Can I Ask For More Child Support?

To successfully request more child support, you would need to ask the court to modify child support. Generally speaking, child support is calculated based on the income of the parent ordered to pay the child support. In order for the court to grant a child support modification, you will need to show that the party paying the child support has experienced an increase in their income, warranting an increase in the child support they can pay. That can mean that the person paying child support got a raise, a new job with higher pay or even an inheritance.

Other reasons for requesting additional child support would be if the child's needs changed in such a way that warranted increased support.  

What Should I Not Say in Child Custody Mediation?

As more and more courts require the parents to attend mediation, it is vital to remember that the whole point of the child custody mediation is for you and the other parent to work together to develop a livable parenting plan for your child. The mediation session is about making sure your child's needs are met. The mediation session is not the place for you to discuss any issues that lead to the divorce. Although divorce is very stressful and many resentments are bubbling under the surface, it is important to understand that any negative comments towards or about your spouse are not productive and a waste of your time. Stay focused, stay polite and stay open to cooperating with your spouse about the needs of your children.

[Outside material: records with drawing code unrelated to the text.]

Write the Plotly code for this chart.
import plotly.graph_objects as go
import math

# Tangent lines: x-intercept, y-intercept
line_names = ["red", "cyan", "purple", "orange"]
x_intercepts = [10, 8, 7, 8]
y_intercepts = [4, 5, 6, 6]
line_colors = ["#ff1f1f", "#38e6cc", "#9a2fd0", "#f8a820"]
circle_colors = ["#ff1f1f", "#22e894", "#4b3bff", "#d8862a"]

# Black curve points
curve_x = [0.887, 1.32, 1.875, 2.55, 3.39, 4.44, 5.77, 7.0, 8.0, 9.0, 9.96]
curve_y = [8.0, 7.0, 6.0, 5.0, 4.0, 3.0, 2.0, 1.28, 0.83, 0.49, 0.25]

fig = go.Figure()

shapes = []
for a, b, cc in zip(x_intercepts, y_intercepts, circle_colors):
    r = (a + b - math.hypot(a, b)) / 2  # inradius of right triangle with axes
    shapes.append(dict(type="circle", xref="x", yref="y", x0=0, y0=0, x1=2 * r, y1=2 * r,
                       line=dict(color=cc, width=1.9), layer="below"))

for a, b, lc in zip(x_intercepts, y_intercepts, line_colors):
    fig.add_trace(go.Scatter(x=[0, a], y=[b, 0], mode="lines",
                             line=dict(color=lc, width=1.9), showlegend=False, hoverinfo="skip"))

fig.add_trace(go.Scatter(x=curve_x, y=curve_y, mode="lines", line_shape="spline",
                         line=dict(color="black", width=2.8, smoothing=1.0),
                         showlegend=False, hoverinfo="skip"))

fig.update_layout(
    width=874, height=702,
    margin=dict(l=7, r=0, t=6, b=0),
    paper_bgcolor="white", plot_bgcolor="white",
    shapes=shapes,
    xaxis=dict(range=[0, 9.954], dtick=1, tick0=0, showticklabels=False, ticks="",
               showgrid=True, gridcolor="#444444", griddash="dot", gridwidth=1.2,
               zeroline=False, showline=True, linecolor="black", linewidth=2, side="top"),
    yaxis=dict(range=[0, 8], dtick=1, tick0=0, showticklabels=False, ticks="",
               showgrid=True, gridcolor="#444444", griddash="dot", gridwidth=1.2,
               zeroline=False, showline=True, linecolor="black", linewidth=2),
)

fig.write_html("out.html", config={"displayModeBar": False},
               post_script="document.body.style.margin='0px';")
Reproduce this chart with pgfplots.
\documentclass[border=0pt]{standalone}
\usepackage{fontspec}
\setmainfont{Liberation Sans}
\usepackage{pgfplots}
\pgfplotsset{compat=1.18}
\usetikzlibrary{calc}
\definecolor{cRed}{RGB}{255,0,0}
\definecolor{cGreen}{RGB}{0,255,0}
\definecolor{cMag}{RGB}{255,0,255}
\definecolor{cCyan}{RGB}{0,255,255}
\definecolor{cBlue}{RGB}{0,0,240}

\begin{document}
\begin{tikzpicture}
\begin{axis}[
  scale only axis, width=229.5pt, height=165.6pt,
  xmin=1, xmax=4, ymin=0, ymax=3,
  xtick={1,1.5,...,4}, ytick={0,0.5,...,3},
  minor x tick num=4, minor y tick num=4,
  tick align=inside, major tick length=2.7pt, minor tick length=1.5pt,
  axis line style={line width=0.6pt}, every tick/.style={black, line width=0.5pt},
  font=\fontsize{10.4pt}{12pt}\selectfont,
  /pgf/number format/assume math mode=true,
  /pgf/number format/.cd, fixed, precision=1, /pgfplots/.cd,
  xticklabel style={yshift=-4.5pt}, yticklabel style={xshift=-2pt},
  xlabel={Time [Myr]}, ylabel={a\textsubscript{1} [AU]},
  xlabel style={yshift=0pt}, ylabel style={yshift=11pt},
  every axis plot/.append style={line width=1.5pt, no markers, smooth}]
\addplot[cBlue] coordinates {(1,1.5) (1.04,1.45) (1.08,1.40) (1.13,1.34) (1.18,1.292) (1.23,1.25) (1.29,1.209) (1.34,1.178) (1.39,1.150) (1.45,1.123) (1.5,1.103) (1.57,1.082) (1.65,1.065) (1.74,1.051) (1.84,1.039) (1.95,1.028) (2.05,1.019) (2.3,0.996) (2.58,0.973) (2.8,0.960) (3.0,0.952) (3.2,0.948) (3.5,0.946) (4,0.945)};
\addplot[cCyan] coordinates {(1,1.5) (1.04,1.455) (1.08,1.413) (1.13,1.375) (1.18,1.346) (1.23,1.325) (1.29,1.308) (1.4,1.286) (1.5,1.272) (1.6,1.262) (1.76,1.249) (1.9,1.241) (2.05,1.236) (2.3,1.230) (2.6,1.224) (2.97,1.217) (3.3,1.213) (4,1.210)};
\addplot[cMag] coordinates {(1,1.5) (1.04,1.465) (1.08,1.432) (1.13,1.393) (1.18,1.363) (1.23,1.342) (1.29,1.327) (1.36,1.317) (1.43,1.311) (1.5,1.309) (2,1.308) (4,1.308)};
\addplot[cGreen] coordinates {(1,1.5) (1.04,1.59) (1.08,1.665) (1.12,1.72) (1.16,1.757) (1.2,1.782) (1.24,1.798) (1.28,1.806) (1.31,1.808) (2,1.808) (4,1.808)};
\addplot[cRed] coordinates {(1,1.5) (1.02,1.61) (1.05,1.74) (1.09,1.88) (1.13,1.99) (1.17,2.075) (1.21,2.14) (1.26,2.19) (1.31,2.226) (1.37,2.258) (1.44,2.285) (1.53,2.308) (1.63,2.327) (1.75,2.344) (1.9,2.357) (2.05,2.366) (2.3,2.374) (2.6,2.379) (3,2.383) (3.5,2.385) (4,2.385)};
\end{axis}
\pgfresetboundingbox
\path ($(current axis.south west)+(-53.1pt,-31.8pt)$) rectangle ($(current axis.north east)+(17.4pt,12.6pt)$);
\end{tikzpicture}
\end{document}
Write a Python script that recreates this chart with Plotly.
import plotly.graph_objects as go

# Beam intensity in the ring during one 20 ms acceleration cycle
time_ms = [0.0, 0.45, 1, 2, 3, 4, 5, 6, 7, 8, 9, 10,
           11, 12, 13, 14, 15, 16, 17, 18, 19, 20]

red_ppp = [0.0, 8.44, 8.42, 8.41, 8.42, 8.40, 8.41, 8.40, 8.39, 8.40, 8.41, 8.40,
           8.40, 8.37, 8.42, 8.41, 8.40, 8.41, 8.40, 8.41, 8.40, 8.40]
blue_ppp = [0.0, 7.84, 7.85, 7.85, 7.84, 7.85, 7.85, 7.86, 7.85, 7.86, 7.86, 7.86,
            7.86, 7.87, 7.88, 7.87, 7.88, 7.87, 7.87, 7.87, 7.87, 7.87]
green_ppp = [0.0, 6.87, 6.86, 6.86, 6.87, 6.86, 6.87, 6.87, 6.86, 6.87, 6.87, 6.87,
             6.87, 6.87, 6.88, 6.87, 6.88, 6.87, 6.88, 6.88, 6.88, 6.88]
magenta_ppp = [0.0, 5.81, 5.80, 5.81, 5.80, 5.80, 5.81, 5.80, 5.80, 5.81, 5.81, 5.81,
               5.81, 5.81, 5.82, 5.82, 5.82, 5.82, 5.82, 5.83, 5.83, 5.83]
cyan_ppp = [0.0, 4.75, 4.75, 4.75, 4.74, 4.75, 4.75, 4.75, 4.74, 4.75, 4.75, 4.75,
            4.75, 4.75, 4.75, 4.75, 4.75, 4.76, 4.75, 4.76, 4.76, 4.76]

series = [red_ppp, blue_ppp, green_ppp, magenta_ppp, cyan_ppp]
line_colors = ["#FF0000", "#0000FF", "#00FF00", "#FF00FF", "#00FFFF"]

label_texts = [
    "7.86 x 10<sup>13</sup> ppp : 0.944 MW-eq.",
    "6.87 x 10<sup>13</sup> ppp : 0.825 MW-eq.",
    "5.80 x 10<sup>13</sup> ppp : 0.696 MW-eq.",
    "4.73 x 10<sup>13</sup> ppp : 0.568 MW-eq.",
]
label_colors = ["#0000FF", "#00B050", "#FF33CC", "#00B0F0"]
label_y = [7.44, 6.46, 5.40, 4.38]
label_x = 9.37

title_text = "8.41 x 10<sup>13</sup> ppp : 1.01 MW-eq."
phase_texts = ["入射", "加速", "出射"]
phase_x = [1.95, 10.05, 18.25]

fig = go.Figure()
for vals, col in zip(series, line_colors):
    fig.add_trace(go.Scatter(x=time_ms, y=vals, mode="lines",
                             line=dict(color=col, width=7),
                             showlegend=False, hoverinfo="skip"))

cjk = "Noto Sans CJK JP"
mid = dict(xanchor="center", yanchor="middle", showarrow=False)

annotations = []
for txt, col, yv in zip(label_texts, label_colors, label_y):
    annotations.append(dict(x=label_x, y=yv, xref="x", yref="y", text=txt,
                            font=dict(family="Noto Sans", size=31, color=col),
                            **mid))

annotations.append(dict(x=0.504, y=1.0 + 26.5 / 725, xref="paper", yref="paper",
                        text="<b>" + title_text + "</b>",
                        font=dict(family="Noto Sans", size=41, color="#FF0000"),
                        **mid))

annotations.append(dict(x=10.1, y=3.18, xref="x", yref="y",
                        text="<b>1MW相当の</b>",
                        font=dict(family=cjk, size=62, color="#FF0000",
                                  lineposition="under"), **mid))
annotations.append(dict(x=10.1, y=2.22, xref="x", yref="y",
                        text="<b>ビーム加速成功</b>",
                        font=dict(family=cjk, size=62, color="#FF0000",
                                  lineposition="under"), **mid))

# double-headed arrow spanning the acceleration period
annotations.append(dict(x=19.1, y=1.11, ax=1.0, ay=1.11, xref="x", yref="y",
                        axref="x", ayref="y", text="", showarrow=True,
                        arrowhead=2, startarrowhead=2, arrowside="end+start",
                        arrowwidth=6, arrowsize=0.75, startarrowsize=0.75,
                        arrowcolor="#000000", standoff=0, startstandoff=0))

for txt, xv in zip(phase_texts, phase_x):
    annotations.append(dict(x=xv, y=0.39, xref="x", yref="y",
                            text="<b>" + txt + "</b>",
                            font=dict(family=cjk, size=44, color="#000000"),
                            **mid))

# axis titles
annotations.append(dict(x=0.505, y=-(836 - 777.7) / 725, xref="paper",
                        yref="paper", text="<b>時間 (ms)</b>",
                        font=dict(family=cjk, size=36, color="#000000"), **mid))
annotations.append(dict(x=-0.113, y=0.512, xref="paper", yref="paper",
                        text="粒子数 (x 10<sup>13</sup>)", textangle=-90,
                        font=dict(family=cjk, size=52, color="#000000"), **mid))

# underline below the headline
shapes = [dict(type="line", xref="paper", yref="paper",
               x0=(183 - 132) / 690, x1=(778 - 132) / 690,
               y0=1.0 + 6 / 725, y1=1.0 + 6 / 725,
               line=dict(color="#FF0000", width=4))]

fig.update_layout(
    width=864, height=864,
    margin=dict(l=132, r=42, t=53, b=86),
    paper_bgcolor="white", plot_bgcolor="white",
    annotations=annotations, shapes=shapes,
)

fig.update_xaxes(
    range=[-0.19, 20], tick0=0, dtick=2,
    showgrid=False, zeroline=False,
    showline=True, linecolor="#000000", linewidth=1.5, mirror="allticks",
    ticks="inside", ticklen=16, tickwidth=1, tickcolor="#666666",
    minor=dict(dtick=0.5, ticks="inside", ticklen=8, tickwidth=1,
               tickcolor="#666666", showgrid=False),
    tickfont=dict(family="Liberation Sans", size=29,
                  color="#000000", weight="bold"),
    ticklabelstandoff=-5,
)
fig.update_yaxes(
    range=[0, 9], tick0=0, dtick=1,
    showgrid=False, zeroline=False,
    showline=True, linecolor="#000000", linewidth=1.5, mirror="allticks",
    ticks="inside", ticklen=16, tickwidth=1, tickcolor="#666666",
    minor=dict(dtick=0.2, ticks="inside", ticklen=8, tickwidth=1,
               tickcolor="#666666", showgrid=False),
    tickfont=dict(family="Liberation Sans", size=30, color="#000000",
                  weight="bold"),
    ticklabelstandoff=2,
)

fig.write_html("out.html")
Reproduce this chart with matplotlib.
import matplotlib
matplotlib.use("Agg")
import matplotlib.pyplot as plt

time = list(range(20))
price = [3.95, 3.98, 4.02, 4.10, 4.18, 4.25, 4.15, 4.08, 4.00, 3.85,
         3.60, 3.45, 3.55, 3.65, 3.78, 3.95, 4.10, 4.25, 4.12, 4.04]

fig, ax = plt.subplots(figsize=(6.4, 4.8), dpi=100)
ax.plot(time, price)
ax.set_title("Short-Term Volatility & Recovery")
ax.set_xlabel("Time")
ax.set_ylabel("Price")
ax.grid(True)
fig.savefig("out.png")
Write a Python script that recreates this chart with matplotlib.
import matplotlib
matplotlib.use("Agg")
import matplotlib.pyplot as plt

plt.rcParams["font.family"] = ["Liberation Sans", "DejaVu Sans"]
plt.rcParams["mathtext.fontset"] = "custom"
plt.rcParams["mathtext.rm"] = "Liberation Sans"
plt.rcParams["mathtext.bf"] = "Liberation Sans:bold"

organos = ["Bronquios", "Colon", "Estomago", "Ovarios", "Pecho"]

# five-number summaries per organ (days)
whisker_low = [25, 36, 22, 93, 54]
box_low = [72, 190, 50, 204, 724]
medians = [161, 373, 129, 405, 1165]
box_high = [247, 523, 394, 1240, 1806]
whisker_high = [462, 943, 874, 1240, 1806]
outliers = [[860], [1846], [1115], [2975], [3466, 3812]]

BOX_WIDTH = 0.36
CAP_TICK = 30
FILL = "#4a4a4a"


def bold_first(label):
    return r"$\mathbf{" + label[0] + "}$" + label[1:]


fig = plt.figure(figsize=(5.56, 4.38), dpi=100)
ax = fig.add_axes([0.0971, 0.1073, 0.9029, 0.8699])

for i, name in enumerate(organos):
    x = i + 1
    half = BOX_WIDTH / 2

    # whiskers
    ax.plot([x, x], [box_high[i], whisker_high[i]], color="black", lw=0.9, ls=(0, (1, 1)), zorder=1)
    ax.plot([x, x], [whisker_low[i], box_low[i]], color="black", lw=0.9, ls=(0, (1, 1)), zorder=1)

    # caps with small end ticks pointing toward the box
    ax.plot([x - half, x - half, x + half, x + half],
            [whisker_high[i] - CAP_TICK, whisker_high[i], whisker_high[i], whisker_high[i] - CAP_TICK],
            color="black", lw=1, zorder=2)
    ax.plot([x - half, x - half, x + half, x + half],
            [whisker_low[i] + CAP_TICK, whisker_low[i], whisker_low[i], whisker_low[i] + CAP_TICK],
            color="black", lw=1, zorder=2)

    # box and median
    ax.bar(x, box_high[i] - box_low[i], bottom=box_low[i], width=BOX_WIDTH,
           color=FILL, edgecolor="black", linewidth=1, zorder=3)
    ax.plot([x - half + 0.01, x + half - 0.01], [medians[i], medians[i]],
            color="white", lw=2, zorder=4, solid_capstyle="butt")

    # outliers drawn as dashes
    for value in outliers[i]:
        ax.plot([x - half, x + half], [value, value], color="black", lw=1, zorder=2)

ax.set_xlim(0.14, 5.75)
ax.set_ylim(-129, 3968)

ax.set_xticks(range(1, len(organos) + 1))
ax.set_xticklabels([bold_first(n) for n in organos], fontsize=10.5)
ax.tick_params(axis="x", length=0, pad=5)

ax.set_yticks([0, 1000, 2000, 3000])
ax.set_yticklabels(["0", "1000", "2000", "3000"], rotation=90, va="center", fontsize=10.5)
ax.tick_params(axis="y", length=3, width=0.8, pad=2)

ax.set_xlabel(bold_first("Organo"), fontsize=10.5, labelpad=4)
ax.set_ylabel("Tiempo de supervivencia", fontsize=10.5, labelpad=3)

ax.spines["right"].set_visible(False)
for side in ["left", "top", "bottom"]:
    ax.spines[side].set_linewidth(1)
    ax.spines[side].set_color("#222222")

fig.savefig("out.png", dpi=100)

Is Alimony Tax Deductible?

Alimony used to be tax-deductible. Any party ordered to pay alimony that had their divorce finalized before December 31, 2018, would have qualified to claim a deduction on their taxes for alimony. In any divorce finalized as of January 1, 2019, and onward, the alimony payments are not eligible to be deducted from your taxes. The IRS no longer requires recipients of spousal support to declare alimony payments as income, so it is not taxed.

Is Alimony and Child Support Different?

Yes, alimony and child support are different. Alimony or spousal support is money that one ex-spouse pays to the former spouse in either lump sum or regular installments. The purpose of alimony is to keep the party receiving it in the manner to which they have grown accustomed over the years of the marriage, especially if they are not in a position to earn that money themselves.

Child support is one parent's contribution to the care and well-being of the child. Child support helps to pay for necessities like food, clothing, tuition, school supplies, and other expenses. The support is also used for things beyond basic needs that enrich a child's life, for example, summer camp, music lessons, or playing a sport.